*Aim*
Type again, exactly, the lines below from the start through the line that includes "0.00074, 0.00076, 0.00070, 0.00067, 0.00064, 0.00060, 0.00058];".

*Dataset extract*
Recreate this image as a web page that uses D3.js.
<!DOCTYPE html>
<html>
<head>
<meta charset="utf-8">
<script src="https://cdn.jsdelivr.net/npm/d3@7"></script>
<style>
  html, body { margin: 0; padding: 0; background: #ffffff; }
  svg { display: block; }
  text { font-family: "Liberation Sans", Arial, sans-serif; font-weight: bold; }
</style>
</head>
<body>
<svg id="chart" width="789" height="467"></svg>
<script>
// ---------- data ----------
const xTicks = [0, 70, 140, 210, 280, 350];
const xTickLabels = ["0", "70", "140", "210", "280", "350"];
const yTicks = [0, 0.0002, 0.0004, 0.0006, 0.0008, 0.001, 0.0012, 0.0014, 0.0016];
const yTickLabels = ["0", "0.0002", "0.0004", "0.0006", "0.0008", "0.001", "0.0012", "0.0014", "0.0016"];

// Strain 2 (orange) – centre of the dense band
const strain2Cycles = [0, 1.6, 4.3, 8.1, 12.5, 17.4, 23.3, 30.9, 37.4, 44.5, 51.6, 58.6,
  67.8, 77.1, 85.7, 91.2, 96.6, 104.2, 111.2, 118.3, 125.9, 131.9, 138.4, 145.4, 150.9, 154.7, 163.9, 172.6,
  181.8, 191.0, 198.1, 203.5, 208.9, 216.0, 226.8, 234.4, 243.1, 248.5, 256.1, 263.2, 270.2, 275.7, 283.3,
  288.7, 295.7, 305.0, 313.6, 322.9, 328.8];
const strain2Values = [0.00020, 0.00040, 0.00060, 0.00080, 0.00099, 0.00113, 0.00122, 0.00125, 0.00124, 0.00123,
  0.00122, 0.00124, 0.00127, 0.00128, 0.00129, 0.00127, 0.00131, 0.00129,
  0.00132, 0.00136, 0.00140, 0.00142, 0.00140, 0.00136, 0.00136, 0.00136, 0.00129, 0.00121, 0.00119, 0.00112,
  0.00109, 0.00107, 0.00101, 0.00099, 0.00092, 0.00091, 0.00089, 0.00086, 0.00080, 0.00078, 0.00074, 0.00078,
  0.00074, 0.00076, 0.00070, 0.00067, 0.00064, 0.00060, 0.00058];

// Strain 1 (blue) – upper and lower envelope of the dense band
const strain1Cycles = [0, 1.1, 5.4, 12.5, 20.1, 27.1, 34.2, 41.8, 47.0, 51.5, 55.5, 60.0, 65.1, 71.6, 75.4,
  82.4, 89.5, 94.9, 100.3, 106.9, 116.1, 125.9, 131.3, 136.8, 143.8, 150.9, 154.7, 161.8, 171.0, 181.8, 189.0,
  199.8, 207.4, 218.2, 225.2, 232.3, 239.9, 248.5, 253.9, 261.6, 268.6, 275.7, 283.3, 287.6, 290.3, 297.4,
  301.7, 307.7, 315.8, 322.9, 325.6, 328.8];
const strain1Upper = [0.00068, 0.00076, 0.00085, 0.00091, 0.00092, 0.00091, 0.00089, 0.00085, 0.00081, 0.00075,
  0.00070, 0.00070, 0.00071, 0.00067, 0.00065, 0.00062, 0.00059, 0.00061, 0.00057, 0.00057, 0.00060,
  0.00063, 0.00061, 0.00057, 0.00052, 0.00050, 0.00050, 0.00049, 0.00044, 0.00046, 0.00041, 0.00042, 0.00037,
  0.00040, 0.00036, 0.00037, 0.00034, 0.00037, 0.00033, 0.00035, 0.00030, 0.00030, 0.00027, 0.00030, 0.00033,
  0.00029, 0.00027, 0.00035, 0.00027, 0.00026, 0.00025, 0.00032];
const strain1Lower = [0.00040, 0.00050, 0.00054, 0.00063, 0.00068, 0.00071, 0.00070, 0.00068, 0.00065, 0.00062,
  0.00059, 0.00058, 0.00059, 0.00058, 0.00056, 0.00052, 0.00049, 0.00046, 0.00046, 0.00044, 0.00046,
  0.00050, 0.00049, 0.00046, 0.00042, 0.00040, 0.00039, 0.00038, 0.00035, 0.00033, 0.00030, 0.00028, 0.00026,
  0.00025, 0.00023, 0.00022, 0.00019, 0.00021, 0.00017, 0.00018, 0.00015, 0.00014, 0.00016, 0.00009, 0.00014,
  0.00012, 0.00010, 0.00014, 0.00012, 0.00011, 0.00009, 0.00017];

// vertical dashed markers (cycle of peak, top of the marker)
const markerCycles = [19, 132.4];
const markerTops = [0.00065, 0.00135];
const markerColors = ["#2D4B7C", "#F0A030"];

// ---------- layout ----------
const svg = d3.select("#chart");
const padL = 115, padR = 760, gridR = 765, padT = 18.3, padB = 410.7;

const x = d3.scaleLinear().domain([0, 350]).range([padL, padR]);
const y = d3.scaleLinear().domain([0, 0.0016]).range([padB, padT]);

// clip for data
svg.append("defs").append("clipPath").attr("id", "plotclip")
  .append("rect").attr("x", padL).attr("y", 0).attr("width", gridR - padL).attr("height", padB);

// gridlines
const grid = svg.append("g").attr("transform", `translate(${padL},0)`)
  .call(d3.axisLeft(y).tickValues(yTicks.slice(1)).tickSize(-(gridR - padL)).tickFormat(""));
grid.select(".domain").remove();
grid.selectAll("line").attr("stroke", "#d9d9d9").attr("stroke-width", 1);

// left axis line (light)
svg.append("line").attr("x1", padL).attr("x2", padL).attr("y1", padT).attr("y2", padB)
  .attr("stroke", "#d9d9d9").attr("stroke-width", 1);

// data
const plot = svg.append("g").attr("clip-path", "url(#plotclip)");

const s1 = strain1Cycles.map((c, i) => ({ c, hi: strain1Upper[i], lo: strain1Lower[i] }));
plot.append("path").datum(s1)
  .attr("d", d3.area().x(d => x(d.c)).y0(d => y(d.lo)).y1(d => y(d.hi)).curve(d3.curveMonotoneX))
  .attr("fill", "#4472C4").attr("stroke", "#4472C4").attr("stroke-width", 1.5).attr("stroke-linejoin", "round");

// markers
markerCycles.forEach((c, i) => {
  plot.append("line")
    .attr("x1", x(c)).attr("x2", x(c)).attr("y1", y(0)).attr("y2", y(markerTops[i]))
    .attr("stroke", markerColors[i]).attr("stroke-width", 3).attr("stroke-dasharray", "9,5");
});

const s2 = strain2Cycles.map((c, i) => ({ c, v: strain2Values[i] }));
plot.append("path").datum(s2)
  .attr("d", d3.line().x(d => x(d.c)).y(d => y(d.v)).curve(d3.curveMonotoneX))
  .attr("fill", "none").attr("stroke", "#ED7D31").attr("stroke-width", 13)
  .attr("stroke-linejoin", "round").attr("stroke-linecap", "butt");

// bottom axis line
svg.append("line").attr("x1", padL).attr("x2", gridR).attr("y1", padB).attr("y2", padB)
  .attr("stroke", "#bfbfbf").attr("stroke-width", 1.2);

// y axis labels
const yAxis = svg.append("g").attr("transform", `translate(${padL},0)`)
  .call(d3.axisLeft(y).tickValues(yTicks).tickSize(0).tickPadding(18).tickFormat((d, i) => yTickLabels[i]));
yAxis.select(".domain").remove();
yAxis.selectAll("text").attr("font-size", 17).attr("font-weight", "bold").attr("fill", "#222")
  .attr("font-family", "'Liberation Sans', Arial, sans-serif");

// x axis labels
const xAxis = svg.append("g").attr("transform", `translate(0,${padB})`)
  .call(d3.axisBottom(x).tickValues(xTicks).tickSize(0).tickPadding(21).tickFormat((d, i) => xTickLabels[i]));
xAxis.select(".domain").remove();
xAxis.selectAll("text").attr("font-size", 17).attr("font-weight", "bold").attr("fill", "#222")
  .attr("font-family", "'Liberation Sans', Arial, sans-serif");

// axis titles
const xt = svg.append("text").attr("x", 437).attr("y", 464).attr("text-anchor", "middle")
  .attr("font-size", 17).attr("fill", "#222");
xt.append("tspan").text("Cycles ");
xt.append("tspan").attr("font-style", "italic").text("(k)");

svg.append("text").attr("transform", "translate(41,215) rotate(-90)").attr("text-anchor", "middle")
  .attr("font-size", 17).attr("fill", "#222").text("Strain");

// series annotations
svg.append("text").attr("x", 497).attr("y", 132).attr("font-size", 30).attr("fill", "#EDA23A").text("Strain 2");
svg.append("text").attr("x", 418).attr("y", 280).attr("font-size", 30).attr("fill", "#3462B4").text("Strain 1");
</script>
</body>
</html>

*Response to this exercise*
Recreate this image as a web page that uses D3.js.
<!DOCTYPE html>
<html>
<head>
<meta charset="utf-8">
<script src="https://cdn.jsdelivr.net/npm/d3@7"></script>
<style>
  html, body { margin: 0; padding: 0; background: #ffffff; }
  svg { display: block; }
  text { font-family: "Liberation Sans", Arial, sans-serif; font-weight: bold; }
</style>
</head>
<body>
<svg id="chart" width="789" height="467"></svg>
<script>
// ---------- data ----------
const xTicks = [0, 70, 140, 210, 280, 350];
const xTickLabels = ["0", "70", "140", "210", "280", "350"];
const yTicks = [0, 0.0002, 0.0004, 0.0006, 0.0008, 0.001, 0.0012, 0.0014, 0.0016];
const yTickLabels = ["0", "0.0002", "0.0004", "0.0006", "0.0008", "0.001", "0.0012", "0.0014", "0.0016"];

// Strain 2 (orange) – centre of the dense band
const strain2Cycles = [0, 1.6, 4.3, 8.1, 12.5, 17.4, 23.3, 30.9, 37.4, 44.5, 51.6, 58.6,
  67.8, 77.1, 85.7, 91.2, 96.6, 104.2, 111.2, 118.3, 125.9, 131.9, 138.4, 145.4, 150.9, 154.7, 163.9, 172.6,
  181.8, 191.0, 198.1, 203.5, 208.9, 216.0, 226.8, 234.4, 243.1, 248.5, 256.1, 263.2, 270.2, 275.7, 283.3,
  288.7, 295.7, 305.0, 313.6, 322.9, 328.8];
const strain2Values = [0.00020, 0.00040, 0.00060, 0.00080, 0.00099, 0.00113, 0.00122, 0.00125, 0.00124, 0.00123,
  0.00122, 0.00124, 0.00127, 0.00128, 0.00129, 0.00127, 0.00131, 0.00129,
  0.00132, 0.00136, 0.00140, 0.00142, 0.00140, 0.00136, 0.00136, 0.00136, 0.00129, 0.00121, 0.00119, 0.00112,
  0.00109, 0.00107, 0.00101, 0.00099, 0.00092, 0.00091, 0.00089, 0.00086, 0.00080, 0.00078, 0.00074, 0.00078,
  0.00074, 0.00076, 0.00070, 0.00067, 0.00064, 0.00060, 0.00058];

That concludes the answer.